In each of the above step – gathering, presentation, testing; there is scope for automation, analytics (descriptive, predictive and prescriptive). The complexity increases further with increased channels utilised across web and mobile. 

(3)   Testing the BI/BA Applications

Need for quicker analytics, use of social media, mobility applications has led to use of Agile Business Intelligence technologies such as Big-data and Hadoop where need for faster change adoption is driving use of agile methods. 

Analytics solutions should be tested for common testing techniques such as Security Testing, Performance Testing, Usability Testing, and custom techniques such as failover testing. 

  • Security Testing – to focus on authorization and authentication of users, availability of data.
  • Performance Testing – To focus on accuracy of data, and performance under high load
  • Usability Testing – To check if the application is providing right information, e.g. providing a single view of customer from multiple data sources.
  • Failover – To ensure data is available during critical failures, if application reaches a pre-defined threshold.  


(4)   How is Testing done differently for Big-Data / Hadoop Applications?

How has testing changed with evolution of Big-Data (as compared to testing Enterprise DataWarehouse)?  

One of the angle to it is the increasing use of Big-Data over Cloud, resulting in increased convergence of “Analytics” and “Cloud”. 

I would like to offer a viewpoint based on three criteria – “Data”, “Platform” and “Infrastructure”.   and “validation tools”.

  • Software & Data – Bigdata applications work with unstructured/semi-structure data (Dynamic Schema) and compared to static schema with which EDW applications function.  Hence, while EDW applications can do with testing based on “Sampling”, the Big-data applications require testing the “population”. Testing the data for Volume, Variety and velocity here means testing for semantics, visualization, and real-time availability of data, respectively.
  • Platform – Since Bigdata applications are hosted on cloud (Platform as a Service), the applications need to be tested for ability of “Distributed Processing” and to ensure “Integration on the fly” without availability of formal data schemas in EDW world. 
  • Infrastructure – Bigdata applications do not have limitation about linear growth of data as the data can be stored in multiple clusters through Hadoop Distributed File systems (HDFS), a reliable shared storage system that can be analysed using MapReduce technology.  There is exponential increase in number of requirements to be tested hence test suites need to be based on reuse and optimization, else face maintenance disaster.  In case of EDW, storage is based on file systems and linear growth of data.

  • Validation Tools – In Bigdata world there are not yet many defined tools.  Use of programming tools such as MapReduce that supports coding in Perl, Java, Ruby and Python, and wrappers like HIVE QL built on MapReduce is common.  In EDW world, the validation tools are based on SQL, use of Excel Macros and UI.

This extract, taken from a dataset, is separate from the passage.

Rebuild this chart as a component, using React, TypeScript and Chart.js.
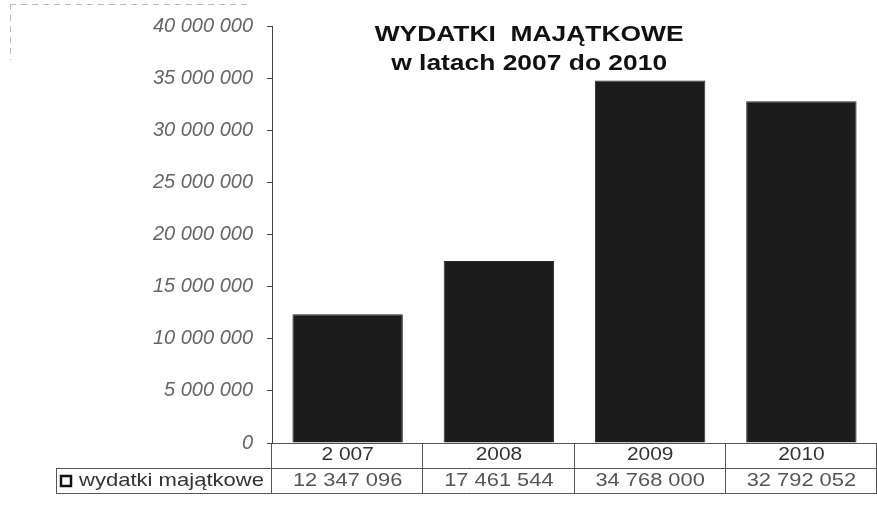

So opportunity to do independent testing in Big data world involves validating

  1. Whether requirements are mapped to right data sources and if any data sources are missed out
  2. Whether structured and non-Structured data are stored in right places, without duplication and if there are any data synchronization needs
  3. Whether test data is created with correct schema and whether the same can be replicated more easily using tools?
  4. Whether the system is behaving as expected when cluster is added or removed.


(5)   Conclusion

What has changed for Analytics Testing in SMAC World?

To address the testing for Bigdata, one needs to understand the system and pre-populate data in the system.  Testers need to create installations to be able to carry out real-time tests. 

There are not many testing tools around BigData – the testers are learning basic components of BigData, to be able to use BigData Design and Development tools (same as developers) to be able to test BigData.  Tools such as querysurge can help test up to 100% data quickly. 

Experience in testing EDW applications has helped shorten learning curve for testers testing BigData as they apply the knowledge of extract, transform and load from DWH to the Hadoop HDFS.